Material for this task:
** start **

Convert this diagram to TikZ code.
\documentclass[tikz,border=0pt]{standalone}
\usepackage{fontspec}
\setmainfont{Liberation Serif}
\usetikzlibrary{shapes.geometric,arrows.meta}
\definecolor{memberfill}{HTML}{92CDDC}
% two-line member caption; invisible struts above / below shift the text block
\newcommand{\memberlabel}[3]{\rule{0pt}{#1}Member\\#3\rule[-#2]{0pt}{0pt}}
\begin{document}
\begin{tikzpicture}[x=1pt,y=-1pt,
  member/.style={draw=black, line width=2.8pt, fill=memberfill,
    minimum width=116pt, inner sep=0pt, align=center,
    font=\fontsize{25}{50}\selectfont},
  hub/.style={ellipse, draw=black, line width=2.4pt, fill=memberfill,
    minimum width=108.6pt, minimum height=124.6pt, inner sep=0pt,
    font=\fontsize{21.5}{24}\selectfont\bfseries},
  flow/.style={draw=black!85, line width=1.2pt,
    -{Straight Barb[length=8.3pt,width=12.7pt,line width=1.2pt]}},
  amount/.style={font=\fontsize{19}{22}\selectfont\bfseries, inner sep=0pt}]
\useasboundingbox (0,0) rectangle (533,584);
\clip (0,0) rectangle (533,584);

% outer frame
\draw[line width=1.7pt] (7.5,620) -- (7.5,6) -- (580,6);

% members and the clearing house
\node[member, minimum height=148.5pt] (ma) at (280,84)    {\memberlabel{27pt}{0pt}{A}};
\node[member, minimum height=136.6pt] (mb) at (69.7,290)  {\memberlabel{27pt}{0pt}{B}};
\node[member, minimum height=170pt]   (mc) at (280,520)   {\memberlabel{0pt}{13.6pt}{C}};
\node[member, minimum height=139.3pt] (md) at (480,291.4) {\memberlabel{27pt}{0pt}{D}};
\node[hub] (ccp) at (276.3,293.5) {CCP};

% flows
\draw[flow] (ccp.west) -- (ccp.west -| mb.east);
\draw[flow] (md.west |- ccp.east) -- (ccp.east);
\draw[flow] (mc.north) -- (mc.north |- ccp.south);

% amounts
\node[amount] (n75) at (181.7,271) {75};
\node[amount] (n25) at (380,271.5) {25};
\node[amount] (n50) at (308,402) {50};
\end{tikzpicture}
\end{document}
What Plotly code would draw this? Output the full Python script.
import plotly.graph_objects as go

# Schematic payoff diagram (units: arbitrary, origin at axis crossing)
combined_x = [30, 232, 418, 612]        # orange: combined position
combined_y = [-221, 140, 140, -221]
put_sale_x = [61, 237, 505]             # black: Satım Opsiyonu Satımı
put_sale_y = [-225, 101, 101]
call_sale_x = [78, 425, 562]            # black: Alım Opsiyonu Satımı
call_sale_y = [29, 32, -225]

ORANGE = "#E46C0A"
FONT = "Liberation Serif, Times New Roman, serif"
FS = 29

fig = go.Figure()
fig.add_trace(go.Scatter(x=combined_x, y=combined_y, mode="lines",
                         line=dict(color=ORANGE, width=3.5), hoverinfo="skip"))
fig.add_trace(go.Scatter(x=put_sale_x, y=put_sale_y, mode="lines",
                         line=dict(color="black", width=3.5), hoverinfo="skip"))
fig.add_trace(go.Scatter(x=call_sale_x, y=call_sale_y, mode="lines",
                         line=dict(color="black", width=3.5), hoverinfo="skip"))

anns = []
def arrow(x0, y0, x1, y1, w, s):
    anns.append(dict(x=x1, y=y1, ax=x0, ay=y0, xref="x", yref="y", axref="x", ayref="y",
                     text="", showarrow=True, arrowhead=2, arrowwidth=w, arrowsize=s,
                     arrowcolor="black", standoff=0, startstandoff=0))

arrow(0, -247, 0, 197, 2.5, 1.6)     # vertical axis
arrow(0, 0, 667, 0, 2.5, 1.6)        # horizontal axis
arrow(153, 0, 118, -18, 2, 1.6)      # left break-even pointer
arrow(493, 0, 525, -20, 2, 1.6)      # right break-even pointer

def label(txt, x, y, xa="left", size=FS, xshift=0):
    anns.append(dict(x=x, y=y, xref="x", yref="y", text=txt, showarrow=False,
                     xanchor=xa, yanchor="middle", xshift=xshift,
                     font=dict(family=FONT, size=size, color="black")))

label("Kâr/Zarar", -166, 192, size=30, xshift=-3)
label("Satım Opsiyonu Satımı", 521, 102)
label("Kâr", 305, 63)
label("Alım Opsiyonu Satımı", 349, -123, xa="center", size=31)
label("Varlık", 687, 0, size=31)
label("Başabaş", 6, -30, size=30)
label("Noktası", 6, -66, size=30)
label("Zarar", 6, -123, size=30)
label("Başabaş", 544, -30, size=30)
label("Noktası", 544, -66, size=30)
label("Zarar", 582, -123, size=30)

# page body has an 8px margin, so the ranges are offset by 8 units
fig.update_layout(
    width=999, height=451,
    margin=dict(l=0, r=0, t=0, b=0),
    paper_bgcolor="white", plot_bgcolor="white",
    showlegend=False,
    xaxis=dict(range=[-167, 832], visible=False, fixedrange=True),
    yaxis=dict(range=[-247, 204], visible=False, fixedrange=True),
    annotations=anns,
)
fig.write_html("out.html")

** end **

Written instruction:
Take the line containing "What Plotly code" and the line containing "call_sale_y = [29, 32, -225]". Write out both and all lines between, exactly, and nothing more.

Task result:
What Plotly code would draw this? Output the full Python script.
import plotly.graph_objects as go

# Schematic payoff diagram (units: arbitrary, origin at axis crossing)
combined_x = [30, 232, 418, 612]        # orange: combined position
combined_y = [-221, 140, 140, -221]
put_sale_x = [61, 237, 505]             # black: Satım Opsiyonu Satımı
put_sale_y = [-225, 101, 101]
call_sale_x = [78, 425, 562]            # black: Alım Opsiyonu Satımı
call_sale_y = [29, 32, -225]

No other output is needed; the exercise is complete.